Parents can find additional benefits including nonprofit scholarships, online resources and other government programs via the Benefits Finder, a government site. Nadworny recommends applying for all the programs available, even if your child may not qualify. Some programs often have long wait times, so it’s smart to apply as soon as possible.
While government programs can cover basic care and expenses for a child with disabilities, personal savings will have to cover everything else.
“You don’t want your child to rely on the government for all of their support,” she said. “There’s no guarantee that these programs will last. Legislation can change. Parents should save and prepare some on their own.”
One of the biggest fears parents have is passing away without leaving proper care for their child. Some children with disabilities may never be able to fully support themselves and will need care for the rest of their lives. Plan ahead as soon as possible to ensure your child is taken care of.
If you're providing income that your child depends on, you need long-term disability insurance. Long-term disability insurance protects the parent’s ability to earn an income if they become disabled, that way your children don't lose pivotal financial protection.
“The child will be forever dependent on the parents income during their working years,” said Pat Hanzel, certified financial planner and advanced planning specialist for Policygenius. “If the parent becomes disabled they'll not only not be able to support themselves, they won't be able to support their child either.”
Getting whole life insurance may also be the best option for protecting children with disabilities after the death of a parent. As long as the premiums are paid your child can receive benefits for their lifetime. It’s recommended that parents name a custodian to the policy. The custodian can handle the funds after the parent dies.
The federal government disqualifies children with disabilities from receiving government benefits if they assets worth more than $2,000. If they are the beneficiary of a life insurance policy, will or retirement account, that could put them over the limit.

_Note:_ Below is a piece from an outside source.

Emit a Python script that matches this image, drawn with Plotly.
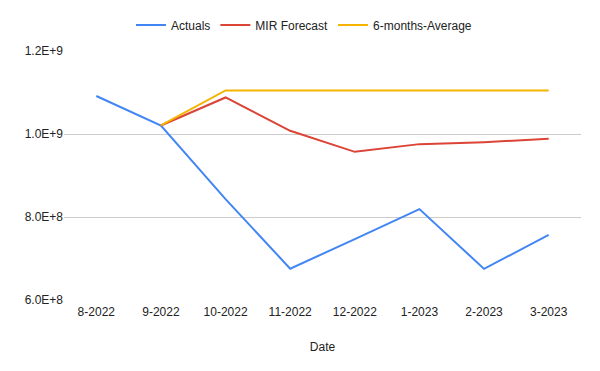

The alternative is to create a trust specifically designed for beneficiaries who are disabled, known as a special needs trust. Grantors can leave specific instructions on how they want the funds to be administered, and can provide financial support to a named guardian while also allowing the beneficiary to qualify for government assistant programs.
A trust can be named as the beneficiary of a life insurance policy, or funded with other investments, like retirement plans or stocks. Learn more about future care planning for children with disabilities.
Financial planning can be overwhelming. Parents of children with disabilities may want to get professional help. Financial planners like Nadworny specialize in disabilities and are attuned to these financial challenges.